À ces deux raisons, nous ne répondrons pas par des arguments propres à les réfuter selon une dialectique rigoureuse. Nous dirons seulement ceci :
1° Les juges ne nous importent guère, car les jugés ne nous intéressent pas ; Ribbentrop et Goering auraient-ils été jugés par le Diable en personne, nous n’y prendrions pas garde ; les hommes d’État et les chefs d’armée qui furent condamnés à Nuremberg, même s’ils le furent parce que leur sort était fixé par d’autres chefs d’armée et d’autres hommes d’État aussi impurs, aussi nuisibles qu’eux, ne nous inspirent aucune pitié, et ce qui est advenu de leur personne nous laisse insensibles et froids ; en condamnant l’État, la guerre et l’armée, nous avons anticipé sur la sentence qui les a frappés ;
2° Nous ne voyons aucun inconvénient à ce qu’à l’issue d’une guerre les gouvernants vainqueurs fassent périr les gouvernants vaincus ; après une hécatombe de plusieurs millions d’innocents, cela ne fait en somme qu’un petit nombre de morts en plus, et généralement coupables ceux-là. Si l’incertitude de gagner la guerre, et la conviction de mourir pendus s’ils la perdent, pouvaient les faire hésiter avant, ce serait peut-être un salutaire répit qui nous en exempterait.
Si les meneurs de peuples deviennent aussi sévères les uns envers les autres qu’ils le furent dans le passé à l’égard de ceux qu’ils gouvernaient, la punition des majestés déchues pourrait être le commencement de la sagesse pour les majestés régnantes, encore que des précédents fameux n’autorisent que médiocrement cet espoir.

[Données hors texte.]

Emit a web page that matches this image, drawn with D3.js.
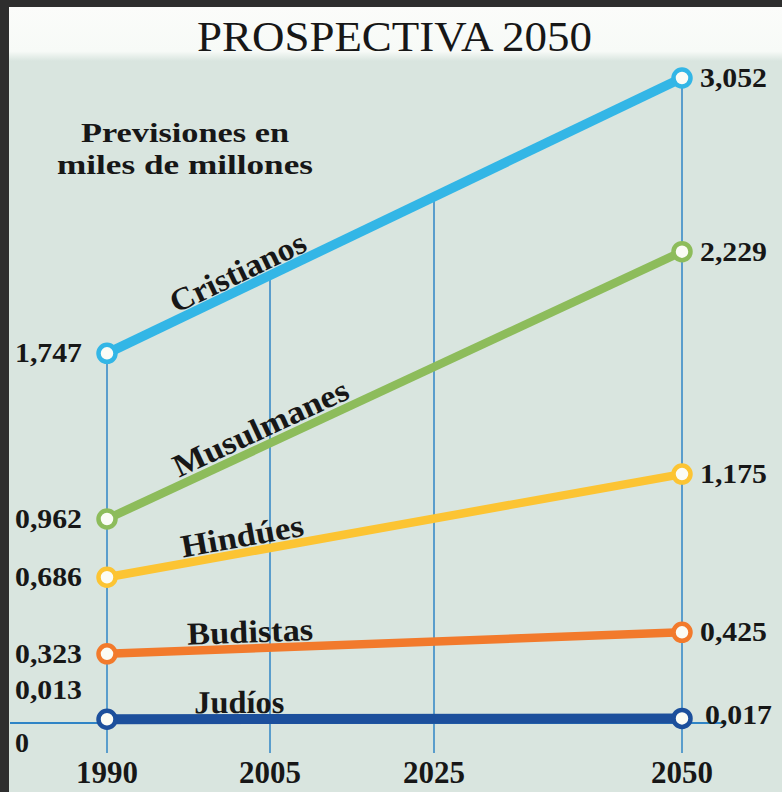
<!DOCTYPE html>
<html><head><meta charset="utf-8">
<script src="https://cdn.jsdelivr.net/npm/d3@7"></script>
<style>html,body{margin:0;padding:0;background:#2e2e2e;} svg{display:block}</style>
</head><body>
<svg id="c" width="782" height="792"></svg>
<script>
// ---------- data ----------
const years = [1990, 2005, 2025, 2050];
const yearLabels = ["1990", "2005", "2025", "2050"];
const series = ["Cristianos", "Musulmanes", "Hindúes", "Budistas", "Judíos"];
const values1990 = [1.747, 0.962, 0.686, 0.323, 0.013];
const values2050 = [3.052, 2.229, 1.175, 0.425, 0.017];
const labels1990 = ["1,747", "0,962", "0,686", "0,323", "0,013"];
const labels2050 = ["3,052", "2,229", "1,175", "0,425", "0,017"];
const zeroLabel = "0";
const title = "PROSPECTIVA 2050";
const subtitle = ["Previsiones en", "miles de millones"];

// ---------- styles ----------
const colors = ["#33b6e6", "#8dbc5b", "#fcc433", "#f27a2c", "#1c4f9c"];
const lineWidths = [9.5, 8.5, 8.5, 8.5, 10];
const labelT = [0.24, 0.28, 0.24, 0.25, 0.23];       // position along line
const labelOff = [6, 7, 6, 6, 6];                  // distance above line
const labelLen = [147, 190, 124, 126, 90];
const gridColor = "#2f84c6";
const ink = "#171717";
const FONT = "'Liberation Serif', 'Times New Roman', serif";

const svg = d3.select("#c");
const W = 782, H = 792;

// page background
svg.append("rect").attr("x", 9).attr("y", 7).attr("width", W - 9).attr("height", H - 7).attr("fill", "#d9e5df");
const defs = svg.append("defs");
const g = defs.append("linearGradient").attr("id", "top").attr("x1", 0).attr("x2", 0).attr("y1", 0).attr("y2", 1);
g.append("stop").attr("offset", "0").attr("stop-color", "#fbfcfa");
g.append("stop").attr("offset", "0.82").attr("stop-color", "#f7faf7");
g.append("stop").attr("offset", "1").attr("stop-color", "#d9e5df");
svg.append("rect").attr("x", 9).attr("y", 7).attr("width", W - 9).attr("height", 54).attr("fill", "url(#top)");

// scales
const x = d3.scaleLinear().domain(years).range([107, 270, 434, 682]);
const y = d3.scaleLinear().domain([0, values2050[0]]).range([722, 78]);

const lineY = (i, xx) => {
  const x0 = x(years[0]), x1 = x(years[3]);
  return y(values1990[i]) + (xx - x0) / (x1 - x0) * (y(values2050[i]) - y(values1990[i]));
};

// gridlines
const bottom = 753;
years.forEach((yr, k) => {
  let top;
  if (k === 0) top = y(values1990[0]);
  else if (k === years.length - 1) top = y(values2050[0]);
  else top = lineY(0, x(yr));
  svg.append("line").attr("x1", x(yr)).attr("x2", x(yr)).attr("y1", top).attr("y2", bottom)
    .attr("stroke", gridColor).attr("stroke-width", 1.5);
});
// zero axis
svg.append("line").attr("x1", 10).attr("x2", 725).attr("y1", y(0) + 1).attr("y2", y(0) + 1)
  .attr("stroke", gridColor).attr("stroke-width", 2);

// series lines
const data = series.map((s, i) => ({ s, i, pts: [[years[0], values1990[i]], [years[3], values2050[i]]] }));
const line = d3.line().x(d => x(d[0])).y(d => y(d[1]));
svg.selectAll("path.series").data(data).join("path").attr("class", "series")
  .attr("d", d => line(d.pts)).attr("fill", "none")
  .attr("stroke", d => colors[d.i]).attr("stroke-width", d => lineWidths[d.i]);

// markers
data.forEach(d => {
  d.pts.forEach(p => {
    svg.append("circle").attr("cx", x(p[0])).attr("cy", y(p[1])).attr("r", 8.5)
      .attr("fill", "#fbfcf6").attr("stroke", colors[d.i]).attr("stroke-width", 4.5);
  });
});

// title
svg.append("text").attr("x", 394.5).attr("y", 51).attr("text-anchor", "middle")
  .attr("font-family", FONT).attr("font-size", 42).attr("fill", ink)
  .attr("textLength", 395).attr("lengthAdjust", "spacingAndGlyphs").text(title);

// subtitle
const subLen = [208, 256];
subtitle.forEach((t, k) => {
  svg.append("text").attr("x", 185).attr("y", 142 + k * 32).attr("text-anchor", "middle")
    .attr("font-family", FONT).attr("font-weight", "bold").attr("font-size", 27).attr("fill", ink)
    .attr("textLength", subLen[k]).attr("lengthAdjust", "spacingAndGlyphs").text(t);
});

// value labels
const valText = (tx, ty, str, anchor, len) =>
  svg.append("text").attr("x", tx).attr("y", ty).attr("text-anchor", anchor)
    .attr("font-family", FONT).attr("font-weight", "bold").attr("font-size", 28).attr("fill", ink)
    .attr("textLength", len).attr("lengthAdjust", "spacingAndGlyphs").text(str);

labels1990.forEach((l, i) => {
  const ty = i === labels1990.length - 1 ? 699 : y(values1990[i]) + 9;
  valText(82, ty, l, "end", 67);
});
valText(15, 752, zeroLabel, "start", 14);
labels2050.forEach((l, i) => {
  const last = i === labels2050.length - 1;
  valText(last ? 705 : 700, y(values2050[i]) + 9 - (last ? 3 : 0), l, "start", 67);
});

// year labels
years.forEach((yr, k) => {
  svg.append("text").attr("x", x(yr)).attr("y", 783).attr("text-anchor", "middle")
    .attr("font-family", FONT).attr("font-weight", "bold").attr("font-size", 31).attr("fill", ink)
    .attr("textLength", 62).attr("lengthAdjust", "spacingAndGlyphs").text(yearLabels[k]);
});

// series labels along lines
data.forEach(d => {
  const i = d.i;
  const x0 = x(years[0]), x1 = x(years[3]);
  const y0 = y(values1990[i]), y1 = y(values2050[i]);
  const ang = Math.atan2(y1 - y0, x1 - x0);
  const px = x0 + labelT[i] * (x1 - x0);
  const py = y0 + labelT[i] * (y1 - y0);
  const ox = px + Math.sin(ang) * labelOff[i];
  const oy = py - Math.cos(ang) * labelOff[i];
  svg.append("text").attr("transform", `translate(${ox},${oy}) rotate(${ang * 180 / Math.PI})`)
    .attr("text-anchor", "middle").attr("font-family", FONT).attr("font-weight", "bold")
    .attr("font-size", 32).attr("fill", ink)
    .attr("textLength", labelLen[i]).attr("lengthAdjust", "spacingAndGlyphs").text(d.s);
});
</script>
</body></html>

En effet, il est beaucoup plus fréquent que M. Bardèche ne feint de le supposer que les vainqueurs jugent les vaincus. Le général Franco, fait mourir l’un après l’autre, en Espagne, les antifascistes qui lui ont résisté et qu’il a défaits ; les trotskistes ont été jugés en Russie après l’écrasement de leur faction ; les grévistes des mines du Nord sur qui M. Jules Moch a remporté une glorieuse victoire ont été poursuivis devant les tribunaux et incarcérés ; et sans remonter à Alexandre, qui fit passer au fil de l’épée les habitants de Tyr dont il venait de s’emparer, sans parler des Albigeois, sans rappeler la mise à mort de Vercingétorix et l’exil de Napoléon, combien de combattants, à qui le sort des armes avait été contraire, ont subi la loi du plus fort et le vae victis, que le verdict de Nuremberg, à l’instar de celui qui frappa Jeanne d’Arc, a seulement paré de solennité judiciaire et de procédurière hypocrisie ! Sommaire ou formaliste, c’est la même justice, et il n’y a entre ses deux manifestations que la différence qui paraît entre le jugement de Louis XVI et l’exécution de Nicolas II.

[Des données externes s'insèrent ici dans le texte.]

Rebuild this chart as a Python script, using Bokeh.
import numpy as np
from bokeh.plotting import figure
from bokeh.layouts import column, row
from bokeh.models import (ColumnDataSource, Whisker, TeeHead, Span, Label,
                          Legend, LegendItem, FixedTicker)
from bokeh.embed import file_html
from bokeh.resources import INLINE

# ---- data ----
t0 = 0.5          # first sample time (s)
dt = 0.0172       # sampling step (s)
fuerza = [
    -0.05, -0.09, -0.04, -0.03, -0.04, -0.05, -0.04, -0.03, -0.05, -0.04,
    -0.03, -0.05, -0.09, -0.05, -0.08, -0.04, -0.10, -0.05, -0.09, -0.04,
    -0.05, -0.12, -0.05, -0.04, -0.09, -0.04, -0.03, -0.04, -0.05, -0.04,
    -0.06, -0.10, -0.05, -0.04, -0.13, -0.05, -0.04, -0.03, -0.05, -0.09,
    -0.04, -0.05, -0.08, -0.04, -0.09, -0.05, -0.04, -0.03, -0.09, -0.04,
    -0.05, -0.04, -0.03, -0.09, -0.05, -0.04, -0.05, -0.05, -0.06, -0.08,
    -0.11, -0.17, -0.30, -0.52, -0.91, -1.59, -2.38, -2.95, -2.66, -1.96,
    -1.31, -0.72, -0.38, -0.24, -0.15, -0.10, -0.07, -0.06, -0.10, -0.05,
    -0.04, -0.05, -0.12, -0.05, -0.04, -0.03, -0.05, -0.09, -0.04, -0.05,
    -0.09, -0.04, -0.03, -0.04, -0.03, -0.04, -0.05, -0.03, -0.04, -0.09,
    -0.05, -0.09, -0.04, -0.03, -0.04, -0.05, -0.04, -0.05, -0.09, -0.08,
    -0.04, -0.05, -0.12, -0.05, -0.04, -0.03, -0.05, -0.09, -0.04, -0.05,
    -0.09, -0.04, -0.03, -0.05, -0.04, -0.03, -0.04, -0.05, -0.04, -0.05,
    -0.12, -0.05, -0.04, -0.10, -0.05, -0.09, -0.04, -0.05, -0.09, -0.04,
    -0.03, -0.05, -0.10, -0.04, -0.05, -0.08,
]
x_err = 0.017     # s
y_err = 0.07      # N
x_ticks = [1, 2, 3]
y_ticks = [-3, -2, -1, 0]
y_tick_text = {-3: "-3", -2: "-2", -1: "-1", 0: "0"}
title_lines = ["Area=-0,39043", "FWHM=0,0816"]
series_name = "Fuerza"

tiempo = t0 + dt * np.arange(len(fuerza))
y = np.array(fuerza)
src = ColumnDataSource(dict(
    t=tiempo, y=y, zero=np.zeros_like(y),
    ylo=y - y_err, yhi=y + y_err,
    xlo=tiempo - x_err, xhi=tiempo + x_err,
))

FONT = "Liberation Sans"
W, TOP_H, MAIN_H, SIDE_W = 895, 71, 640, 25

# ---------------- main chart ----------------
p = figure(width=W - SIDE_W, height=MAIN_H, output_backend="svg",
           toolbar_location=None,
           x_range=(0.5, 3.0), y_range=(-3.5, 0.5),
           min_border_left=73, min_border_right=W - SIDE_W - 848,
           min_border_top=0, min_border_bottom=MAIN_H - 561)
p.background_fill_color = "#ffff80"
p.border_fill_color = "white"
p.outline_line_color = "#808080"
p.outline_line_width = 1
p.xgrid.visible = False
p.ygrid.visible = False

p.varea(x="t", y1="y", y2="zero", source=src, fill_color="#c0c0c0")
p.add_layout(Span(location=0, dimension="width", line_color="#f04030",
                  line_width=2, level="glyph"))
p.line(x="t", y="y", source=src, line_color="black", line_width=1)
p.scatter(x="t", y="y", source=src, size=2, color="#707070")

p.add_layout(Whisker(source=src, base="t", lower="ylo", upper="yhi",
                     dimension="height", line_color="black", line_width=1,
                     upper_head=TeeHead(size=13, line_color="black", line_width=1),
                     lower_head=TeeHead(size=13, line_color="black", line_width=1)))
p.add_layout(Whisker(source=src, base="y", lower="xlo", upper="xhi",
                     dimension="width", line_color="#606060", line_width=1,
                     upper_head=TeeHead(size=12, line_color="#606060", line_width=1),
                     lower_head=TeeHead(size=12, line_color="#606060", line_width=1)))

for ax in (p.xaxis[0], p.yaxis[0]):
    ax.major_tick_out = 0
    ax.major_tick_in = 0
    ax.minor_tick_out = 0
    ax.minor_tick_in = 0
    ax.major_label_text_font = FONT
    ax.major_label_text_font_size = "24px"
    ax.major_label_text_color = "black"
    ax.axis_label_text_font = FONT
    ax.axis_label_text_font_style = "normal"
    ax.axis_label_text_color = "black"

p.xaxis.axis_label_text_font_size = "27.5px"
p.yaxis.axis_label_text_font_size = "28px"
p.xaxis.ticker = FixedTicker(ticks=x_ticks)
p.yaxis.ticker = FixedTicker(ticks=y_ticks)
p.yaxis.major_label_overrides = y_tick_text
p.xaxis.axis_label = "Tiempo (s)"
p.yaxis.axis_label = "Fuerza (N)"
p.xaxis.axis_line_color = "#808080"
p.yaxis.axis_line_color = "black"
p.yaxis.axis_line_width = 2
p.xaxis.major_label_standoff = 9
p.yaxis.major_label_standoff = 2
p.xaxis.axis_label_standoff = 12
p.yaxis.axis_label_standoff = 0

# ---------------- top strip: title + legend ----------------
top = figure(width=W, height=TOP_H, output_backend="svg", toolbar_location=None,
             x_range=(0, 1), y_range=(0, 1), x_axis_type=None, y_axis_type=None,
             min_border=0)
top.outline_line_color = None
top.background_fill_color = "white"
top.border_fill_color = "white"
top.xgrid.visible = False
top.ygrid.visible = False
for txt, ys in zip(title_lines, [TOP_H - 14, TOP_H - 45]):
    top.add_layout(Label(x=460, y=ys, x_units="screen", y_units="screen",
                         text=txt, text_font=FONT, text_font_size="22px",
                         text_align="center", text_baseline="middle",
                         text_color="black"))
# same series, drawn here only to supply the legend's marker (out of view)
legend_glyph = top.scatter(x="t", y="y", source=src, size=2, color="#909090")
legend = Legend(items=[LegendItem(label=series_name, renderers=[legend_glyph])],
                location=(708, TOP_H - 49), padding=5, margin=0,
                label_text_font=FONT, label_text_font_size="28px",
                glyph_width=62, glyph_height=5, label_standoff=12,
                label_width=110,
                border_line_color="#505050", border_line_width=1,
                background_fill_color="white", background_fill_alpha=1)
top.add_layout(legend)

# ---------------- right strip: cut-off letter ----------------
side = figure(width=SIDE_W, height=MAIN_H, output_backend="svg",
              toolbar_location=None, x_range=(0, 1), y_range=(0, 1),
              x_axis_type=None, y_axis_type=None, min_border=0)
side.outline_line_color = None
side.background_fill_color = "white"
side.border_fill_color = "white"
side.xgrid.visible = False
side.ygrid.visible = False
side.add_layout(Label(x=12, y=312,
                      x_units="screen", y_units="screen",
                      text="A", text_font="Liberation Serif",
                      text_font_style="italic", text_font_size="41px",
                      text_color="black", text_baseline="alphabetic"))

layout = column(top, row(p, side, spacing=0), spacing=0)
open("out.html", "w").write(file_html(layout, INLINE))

Donc, sur ces deux points-là, l’impossibilité où nous sommes de nous apitoyer sur le sort des comparants et des condamnés nous empêche d’objecter à l’appel de la cause, au réquisitoire et à la condamnation, quand bien même on nous prouverait qu’ils ne furent que manœuvre, vindicte et arbitraire — comme dans la justice de classe qui sert d’arme aux vainqueurs de la lutte sociale quotidienne.
III
Laissons de côté sans les discuter certains points qui nous entraîneraient trop loin. « Les millions de morts slaves ou juifs ne nous importent pas, explique en substance M. Bardèche, car, si malheureux que cela puisse être, ce n’est pas à nous, Français, de réclamer, pour ces morts qui ne nous sont rien, une réparation que ni le peuple juif, ni les nations slaves, ne paraissent disposés à demander, et nous n’allons pas, pour une cause qui regarde d’autres que nous, laisser s’aggraver un différend franco-allemand que je considère comme déjà trop grave, et le laisser s’éterniser quand il n’a duré que trop. »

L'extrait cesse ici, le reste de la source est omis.